OBJECTIVE
Read the listing and extract each line that includes the word "React".

MATERIAL
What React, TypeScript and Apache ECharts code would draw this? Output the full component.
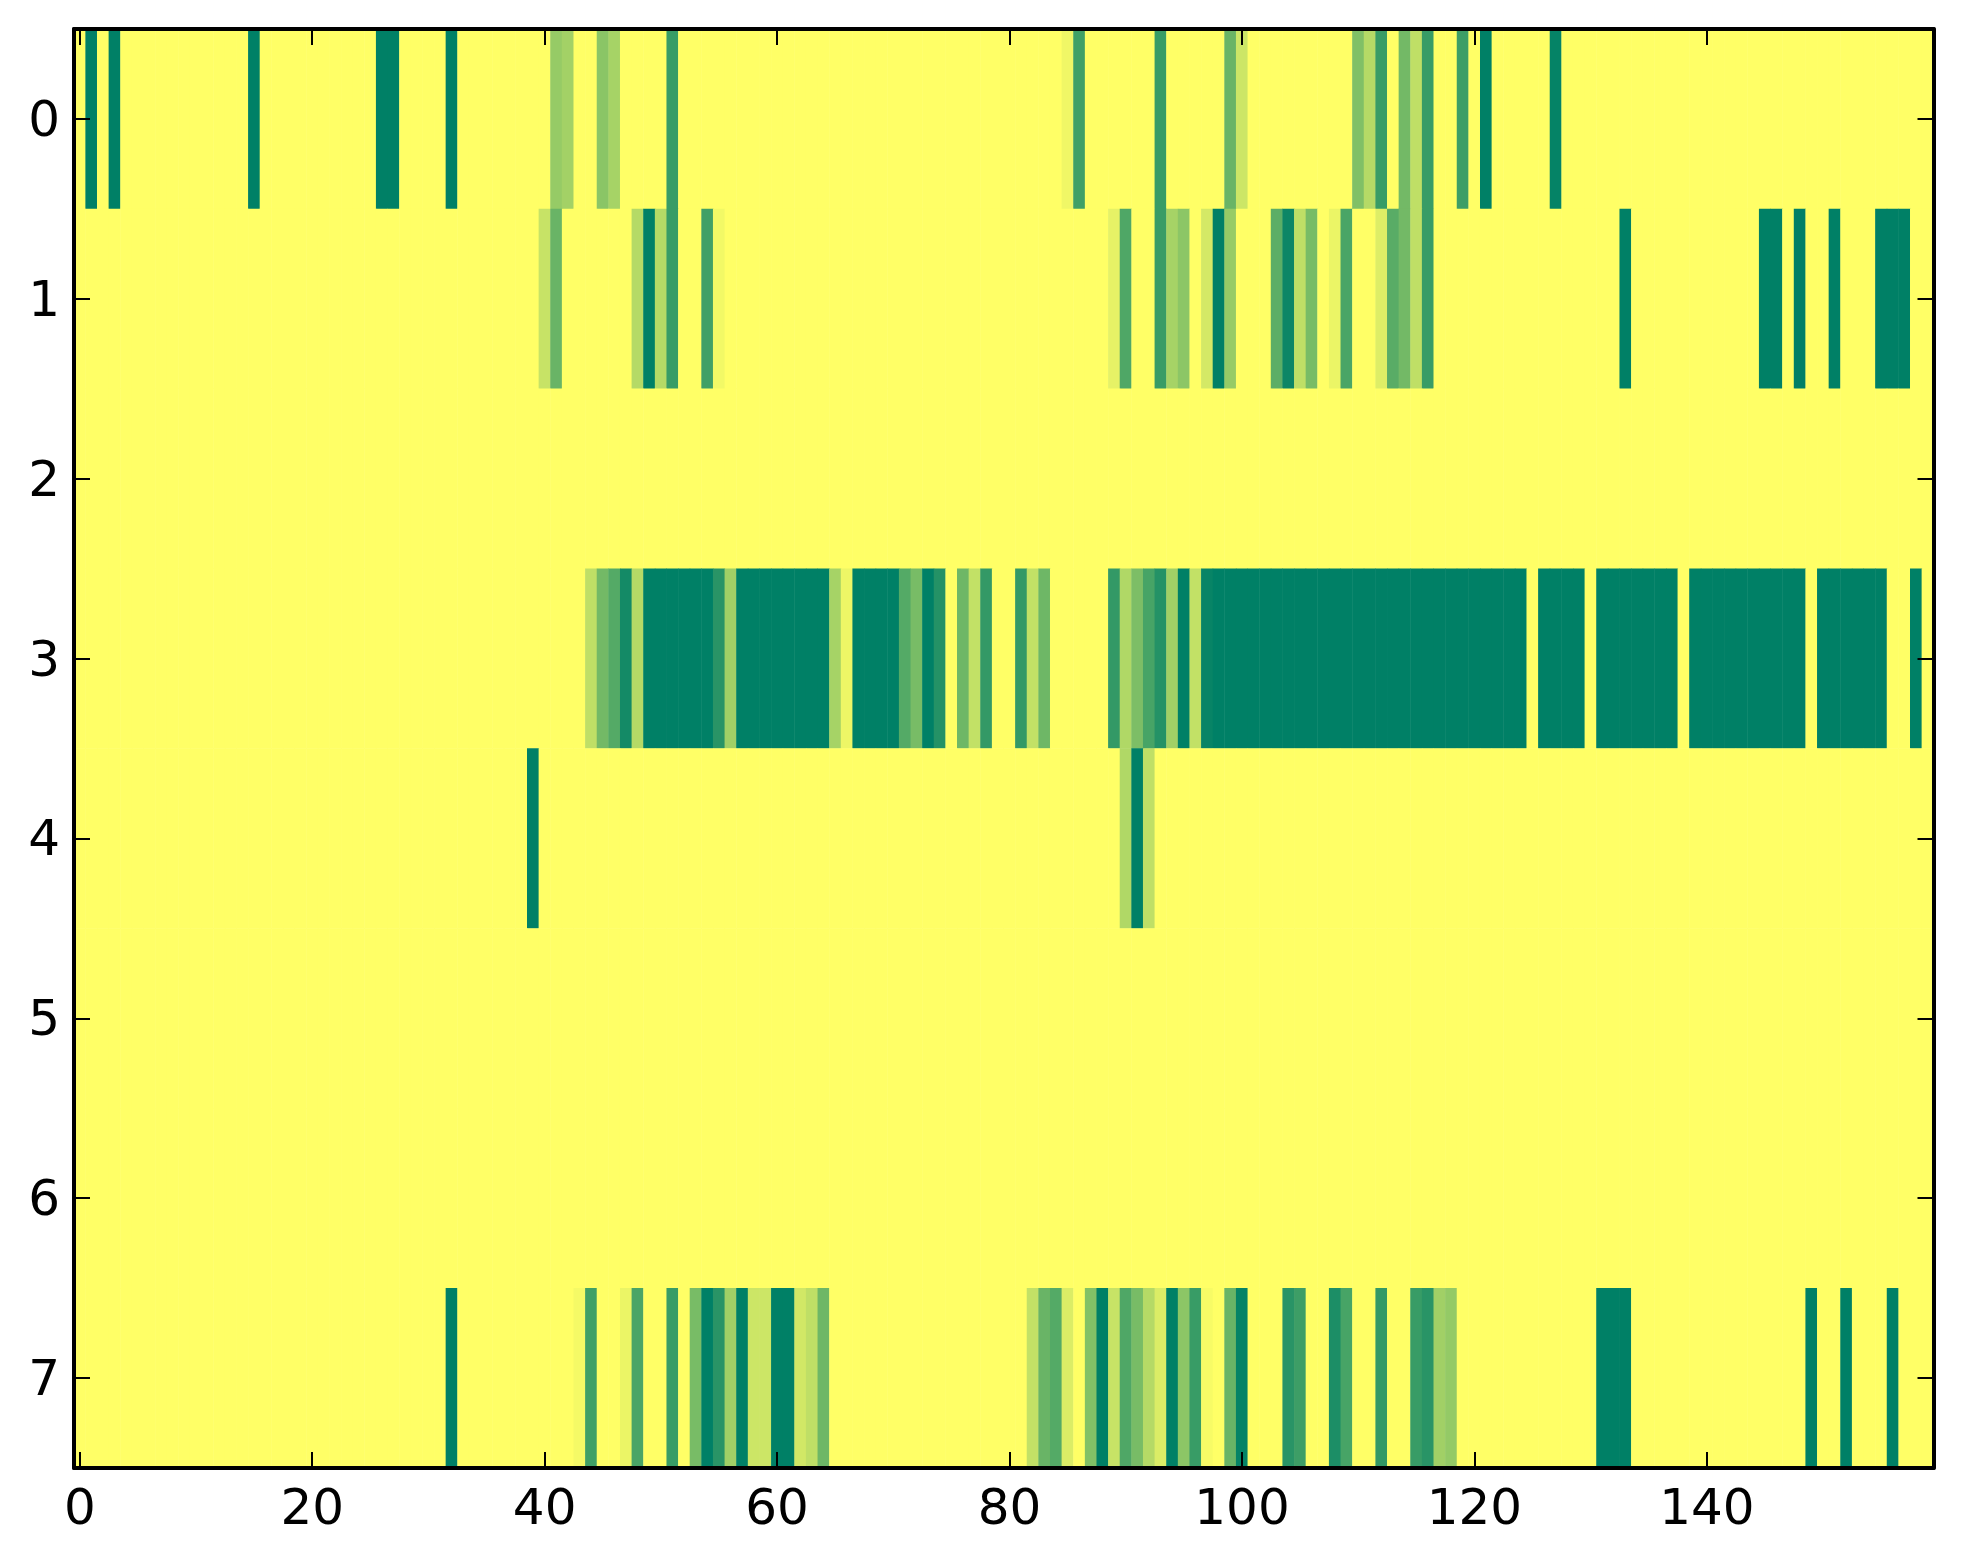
import React, { useEffect, useRef } from "react";
import * as echarts from "echarts";

const COLUMN_COUNT = 160;
const rowLabels = ["0", "1", "2", "3", "4", "5", "6", "7"];

// Each row lists [column, value]; columns not listed are 0.
const row0: [number, number][] = [
  [1, 1], [3, 1], [15, 1], [26, 1], [27, 1], [32, 1], [41, 0.41], [42, 0.36], [45, 0.46], [46, 0.35], [51, 0.78],
  [85, 0.06], [86, 0.75], [93, 0.78], [99, 0.59], [100, 0.2], [110, 0.5], [111, 0.29], [112, 0.78],
  [114, 0.55], [115, 0.25], [116, 0.78], [119, 0.76], [121, 1], [127, 0.98],
];
const row1: [number, number][] = [
  [40, 0.22], [41, 0.59], [48, 0.29], [49, 1], [50, 0.29], [51, 0.78], [54, 0.75], [55, 0.05],
  [89, 0.1], [90, 0.69], [93, 0.78], [94, 0.35], [95, 0.45], [97, 0.17], [98, 1], [99, 0.41],
  [103, 0.64], [104, 0.95], [105, 0.25], [106, 0.53], [108, 0.08], [109, 0.71],
  [112, 0.13], [113, 0.65], [114, 0.55], [115, 0.25], [116, 0.78], [133, 1],
  [145, 1], [146, 1], [148, 1], [151, 1], [155, 1], [156, 1], [157, 1],
];
const row2: [number, number][] = [];
const row3: [number, number][] = [
  [44, 0.25], [45, 0.55], [46, 0.67], [47, 0.92], [48, 0.29], [49, 1], [50, 1], [51, 1], [52, 1], [53, 1], [54, 1],
  [55, 0.84], [56, 0.37], [57, 1], [58, 1], [59, 1], [60, 1], [61, 1], [62, 1], [63, 1], [64, 1],
  [65, 0.35], [66, 0.07], [67, 1], [68, 1], [69, 1], [70, 1], [71, 0.67], [72, 0.53], [73, 1], [74, 0.86],
  [76, 0.57], [77, 0.24], [78, 0.8], [81, 0.8], [82, 0.24], [83, 0.57],
  [89, 0.8], [90, 0.31], [91, 0.51], [92, 0.72], [93, 0.86], [94, 0.37], [95, 1], [96, 0.24], [97, 0.97],
  [98, 1], [99, 1], [100, 1], [101, 1], [102, 1], [103, 1], [104, 1], [105, 1], [106, 1], [107, 1], [108, 1], [109, 1],
  [110, 1], [111, 1], [112, 1], [113, 1], [114, 1], [115, 1], [116, 1], [117, 1], [118, 1], [119, 1], [120, 1], [121, 1],
  [122, 1], [123, 1], [124, 1], [126, 1], [127, 1], [128, 1], [129, 1],
  [131, 1], [132, 1], [133, 1], [134, 1], [135, 1], [136, 1], [137, 1],
  [139, 1], [140, 1], [141, 1], [142, 1], [143, 1], [144, 1], [145, 1], [146, 1], [147, 1], [148, 1],
  [150, 1], [151, 1], [152, 1], [153, 1], [154, 1], [155, 1], [158, 1],
];
const row4: [number, number][] = [[39, 1], [90, 0.31], [91, 1], [92, 0.25]];
const row5: [number, number][] = [];
const row6: [number, number][] = [];
const row7: [number, number][] = [
  [32, 1], [43, 0.04], [44, 0.75], [47, 0.08], [48, 0.71], [51, 0.78],
  [53, 0.53], [54, 1], [55, 0.84], [56, 0.37], [57, 1], [58, 0.2], [59, 0.2], [60, 1], [61, 1],
  [62, 0.18], [63, 0.25], [64, 0.57],
  [82, 0.24], [83, 0.59], [84, 0.67], [85, 0.14], [87, 0.49], [88, 1], [89, 0.22], [90, 0.69], [91, 0.53],
  [92, 0.29], [93, 0.14], [94, 1], [95, 0.45], [96, 0.78], [97, 0.03], [99, 0.59], [100, 0.98],
  [104, 0.84], [105, 0.76], [108, 0.89], [109, 0.72], [112, 0.8], [115, 0.78], [116, 0.84], [117, 0.37], [118, 0.42],
  [131, 1], [132, 1], [133, 1], [149, 1], [152, 1], [156, 1],
];

const rows = [row0, row1, row2, row3, row4, row5, row6, row7];

function buildCells() {
  const cells: [number, number, number][] = [];
  rows.forEach((row, rowIndex) => {
    const lookup = new Map(row);
    for (let c = 0; c < COLUMN_COUNT; c++) {
      cells.push([c, rowIndex, lookup.get(c) ?? 0]);
    }
  });
  return cells;
}

export default function App() {
  const ref = useRef<HTMLDivElement>(null);
  useEffect(() => {
    if (!ref.current) return;
    const chart = echarts.init(ref.current, undefined, { renderer: "svg" });
    const columns = Array.from({ length: COLUMN_COUNT }, (_, i) => String(i));
    const everyTwenty = (i: number) => i % 20 === 0;
    const line = { show: true, onZero: false, lineStyle: { color: "#000", width: 4 } };
    const tick = { show: true, inside: true, length: 16, alignWithLabel: true, lineStyle: { color: "#000", width: 2 } };
    const font = { fontFamily: "DejaVu Sans", fontSize: 50, color: "#000" };
    chart.setOption({
      animation: false,
      backgroundColor: "#fff",
      grid: { left: 74, right: 29.5, top: 29, bottom: 96, containLabel: false },
      visualMap: {
        show: false, type: "continuous", min: 0, max: 1, dimension: 2, seriesIndex: 0,
        inRange: { color: ["#ffff66", "#008066"] },
      },
      xAxis: [
        {
          type: "category", data: columns, position: "bottom", z: 5, boundaryGap: true,
          axisLine: line, axisTick: { ...tick, interval: everyTwenty },
          axisLabel: { ...font, margin: 14, interval: everyTwenty, hideOverlap: false },
          splitLine: { show: false }, splitArea: { show: false },
        },
        {
          type: "category", data: columns, position: "top", z: 5, boundaryGap: true,
          axisLine: line, axisTick: { ...tick, interval: everyTwenty },
          axisLabel: { show: false }, splitLine: { show: false },
        },
      ],
      yAxis: [
        {
          type: "category", data: rowLabels, position: "left", inverse: true, z: 5, boundaryGap: true,
          axisLine: line, axisTick: tick,
          axisLabel: { ...font, margin: 14, interval: 0, padding: [0, 0, 3, 0] },
          splitLine: { show: false }, splitArea: { show: false },
        },
        {
          type: "category", data: rowLabels, position: "right", inverse: true, z: 5, boundaryGap: true,
          axisLine: line, axisTick: tick,
          axisLabel: { show: false }, splitLine: { show: false },
        },
      ],
      series: [
        {
          type: "heatmap", xAxisIndex: 0, yAxisIndex: 0, z: 1,
          data: buildCells(), itemStyle: { borderWidth: 0 },
          emphasis: { disabled: true }, silent: true, progressive: 0,
        },
      ],
    });
    return () => chart.dispose();
  }, []);
  return <div ref={ref} style={{ position: "absolute", left: 0, top: 0, width: 1963, height: 1564 }} />;
}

EXERCISE RESULT
What React, TypeScript and Apache ECharts code would draw this? Output the full component.
import React, { useEffect, useRef } from "react";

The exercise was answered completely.